Omit the pictures from the entries below and retype everything else exactly.
____
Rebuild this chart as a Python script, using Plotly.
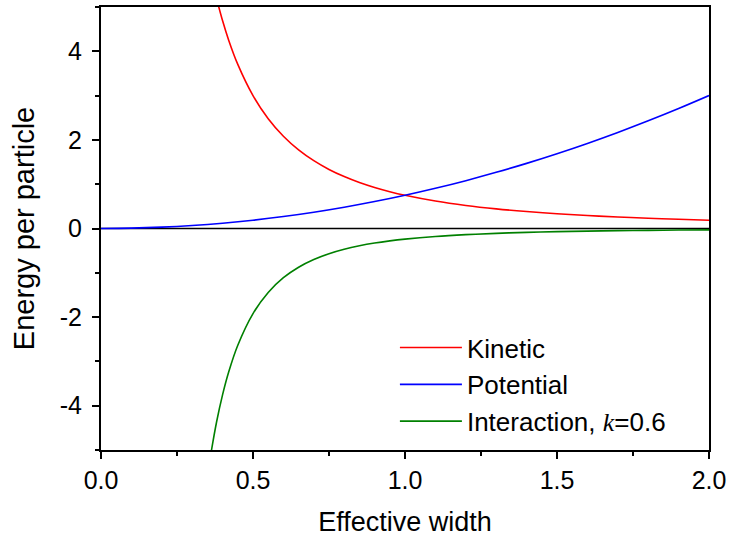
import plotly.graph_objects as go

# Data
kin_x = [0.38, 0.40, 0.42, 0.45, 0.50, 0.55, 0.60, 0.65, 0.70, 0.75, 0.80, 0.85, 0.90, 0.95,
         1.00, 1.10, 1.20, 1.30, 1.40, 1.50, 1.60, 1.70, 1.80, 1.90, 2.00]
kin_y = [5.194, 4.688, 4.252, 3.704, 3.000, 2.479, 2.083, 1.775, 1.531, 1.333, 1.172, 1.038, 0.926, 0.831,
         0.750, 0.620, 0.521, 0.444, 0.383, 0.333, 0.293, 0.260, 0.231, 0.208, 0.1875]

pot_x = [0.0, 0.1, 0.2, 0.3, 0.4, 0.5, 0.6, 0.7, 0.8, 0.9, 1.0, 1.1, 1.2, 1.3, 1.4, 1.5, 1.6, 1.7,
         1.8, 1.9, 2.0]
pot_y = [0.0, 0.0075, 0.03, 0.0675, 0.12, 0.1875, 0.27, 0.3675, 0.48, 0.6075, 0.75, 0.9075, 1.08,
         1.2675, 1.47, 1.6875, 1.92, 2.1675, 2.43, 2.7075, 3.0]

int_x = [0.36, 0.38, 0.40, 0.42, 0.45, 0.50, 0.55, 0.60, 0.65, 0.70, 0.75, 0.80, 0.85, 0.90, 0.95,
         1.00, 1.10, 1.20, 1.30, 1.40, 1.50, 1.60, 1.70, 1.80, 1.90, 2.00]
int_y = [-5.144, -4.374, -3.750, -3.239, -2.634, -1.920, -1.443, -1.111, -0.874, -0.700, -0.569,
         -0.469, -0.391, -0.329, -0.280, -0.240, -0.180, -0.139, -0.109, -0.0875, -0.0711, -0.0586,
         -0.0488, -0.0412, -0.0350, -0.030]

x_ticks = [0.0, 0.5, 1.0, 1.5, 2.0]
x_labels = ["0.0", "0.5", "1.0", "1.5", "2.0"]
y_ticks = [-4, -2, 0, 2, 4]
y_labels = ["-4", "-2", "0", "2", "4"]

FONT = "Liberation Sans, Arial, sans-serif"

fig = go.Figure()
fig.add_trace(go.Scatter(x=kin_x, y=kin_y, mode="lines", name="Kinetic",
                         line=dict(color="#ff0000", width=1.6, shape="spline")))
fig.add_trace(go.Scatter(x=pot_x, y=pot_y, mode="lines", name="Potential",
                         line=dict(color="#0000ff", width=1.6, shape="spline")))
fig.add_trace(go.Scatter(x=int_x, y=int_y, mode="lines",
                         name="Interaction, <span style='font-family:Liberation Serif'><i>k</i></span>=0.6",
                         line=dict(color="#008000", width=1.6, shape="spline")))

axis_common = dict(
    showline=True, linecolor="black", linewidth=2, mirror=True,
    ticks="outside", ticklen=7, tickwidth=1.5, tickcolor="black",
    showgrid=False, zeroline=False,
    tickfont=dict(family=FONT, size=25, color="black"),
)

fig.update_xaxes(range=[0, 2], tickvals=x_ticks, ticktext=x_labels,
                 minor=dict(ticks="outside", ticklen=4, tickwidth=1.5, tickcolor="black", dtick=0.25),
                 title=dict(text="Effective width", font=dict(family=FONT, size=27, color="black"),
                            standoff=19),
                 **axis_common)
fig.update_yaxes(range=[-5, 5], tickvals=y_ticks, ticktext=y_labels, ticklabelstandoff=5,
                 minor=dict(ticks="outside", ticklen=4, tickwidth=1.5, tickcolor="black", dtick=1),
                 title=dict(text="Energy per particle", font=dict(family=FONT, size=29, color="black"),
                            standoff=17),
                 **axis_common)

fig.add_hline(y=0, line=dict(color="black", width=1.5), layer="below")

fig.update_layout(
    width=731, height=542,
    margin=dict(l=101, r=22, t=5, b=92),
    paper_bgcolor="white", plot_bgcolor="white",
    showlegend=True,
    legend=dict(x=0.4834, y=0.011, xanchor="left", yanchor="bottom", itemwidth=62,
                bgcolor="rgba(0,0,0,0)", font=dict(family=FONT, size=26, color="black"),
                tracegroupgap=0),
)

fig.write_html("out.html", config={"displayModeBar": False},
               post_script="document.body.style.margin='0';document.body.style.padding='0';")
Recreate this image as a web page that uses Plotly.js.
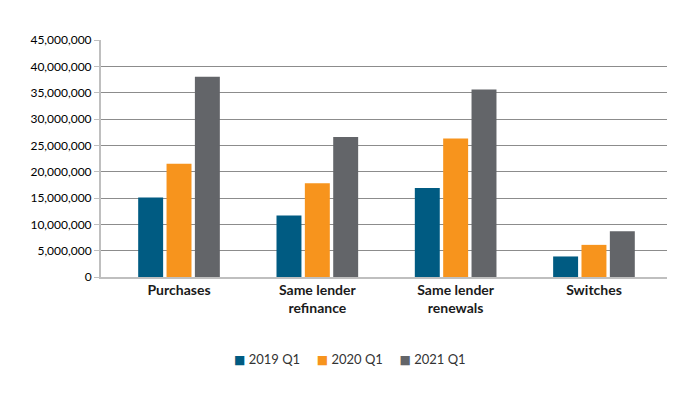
____
> Solution to this exercise
Rebuild this chart as a Python script, using Plotly.
import plotly.graph_objects as go

# Data
kin_x = [0.38, 0.40, 0.42, 0.45, 0.50, 0.55, 0.60, 0.65, 0.70, 0.75, 0.80, 0.85, 0.90, 0.95,
         1.00, 1.10, 1.20, 1.30, 1.40, 1.50, 1.60, 1.70, 1.80, 1.90, 2.00]
kin_y = [5.194, 4.688, 4.252, 3.704, 3.000, 2.479, 2.083, 1.775, 1.531, 1.333, 1.172, 1.038, 0.926, 0.831,
         0.750, 0.620, 0.521, 0.444, 0.383, 0.333, 0.293, 0.260, 0.231, 0.208, 0.1875]

pot_x = [0.0, 0.1, 0.2, 0.3, 0.4, 0.5, 0.6, 0.7, 0.8, 0.9, 1.0, 1.1, 1.2, 1.3, 1.4, 1.5, 1.6, 1.7,
         1.8, 1.9, 2.0]
pot_y = [0.0, 0.0075, 0.03, 0.0675, 0.12, 0.1875, 0.27, 0.3675, 0.48, 0.6075, 0.75, 0.9075, 1.08,
         1.2675, 1.47, 1.6875, 1.92, 2.1675, 2.43, 2.7075, 3.0]

int_x = [0.36, 0.38, 0.40, 0.42, 0.45, 0.50, 0.55, 0.60, 0.65, 0.70, 0.75, 0.80, 0.85, 0.90, 0.95,
         1.00, 1.10, 1.20, 1.30, 1.40, 1.50, 1.60, 1.70, 1.80, 1.90, 2.00]
int_y = [-5.144, -4.374, -3.750, -3.239, -2.634, -1.920, -1.443, -1.111, -0.874, -0.700, -0.569,
         -0.469, -0.391, -0.329, -0.280, -0.240, -0.180, -0.139, -0.109, -0.0875, -0.0711, -0.0586,
         -0.0488, -0.0412, -0.0350, -0.030]

x_ticks = [0.0, 0.5, 1.0, 1.5, 2.0]
x_labels = ["0.0", "0.5", "1.0", "1.5", "2.0"]
y_ticks = [-4, -2, 0, 2, 4]
y_labels = ["-4", "-2", "0", "2", "4"]

FONT = "Liberation Sans, Arial, sans-serif"

fig = go.Figure()
fig.add_trace(go.Scatter(x=kin_x, y=kin_y, mode="lines", name="Kinetic",
                         line=dict(color="#ff0000", width=1.6, shape="spline")))
fig.add_trace(go.Scatter(x=pot_x, y=pot_y, mode="lines", name="Potential",
                         line=dict(color="#0000ff", width=1.6, shape="spline")))
fig.add_trace(go.Scatter(x=int_x, y=int_y, mode="lines",
                         name="Interaction, <span style='font-family:Liberation Serif'><i>k</i></span>=0.6",
                         line=dict(color="#008000", width=1.6, shape="spline")))

axis_common = dict(
    showline=True, linecolor="black", linewidth=2, mirror=True,
    ticks="outside", ticklen=7, tickwidth=1.5, tickcolor="black",
    showgrid=False, zeroline=False,
    tickfont=dict(family=FONT, size=25, color="black"),
)

fig.update_xaxes(range=[0, 2], tickvals=x_ticks, ticktext=x_labels,
                 minor=dict(ticks="outside", ticklen=4, tickwidth=1.5, tickcolor="black", dtick=0.25),
                 title=dict(text="Effective width", font=dict(family=FONT, size=27, color="black"),
                            standoff=19),
                 **axis_common)
fig.update_yaxes(range=[-5, 5], tickvals=y_ticks, ticktext=y_labels, ticklabelstandoff=5,
                 minor=dict(ticks="outside", ticklen=4, tickwidth=1.5, tickcolor="black", dtick=1),
                 title=dict(text="Energy per particle", font=dict(family=FONT, size=29, color="black"),
                            standoff=17),
                 **axis_common)

fig.add_hline(y=0, line=dict(color="black", width=1.5), layer="below")

fig.update_layout(
    width=731, height=542,
    margin=dict(l=101, r=22, t=5, b=92),
    paper_bgcolor="white", plot_bgcolor="white",
    showlegend=True,
    legend=dict(x=0.4834, y=0.011, xanchor="left", yanchor="bottom", itemwidth=62,
                bgcolor="rgba(0,0,0,0)", font=dict(family=FONT, size=26, color="black"),
                tracegroupgap=0),
)

fig.write_html("out.html", config={"displayModeBar": False},
               post_script="document.body.style.margin='0';document.body.style.padding='0';")
Recreate this image as a web page that uses Plotly.js.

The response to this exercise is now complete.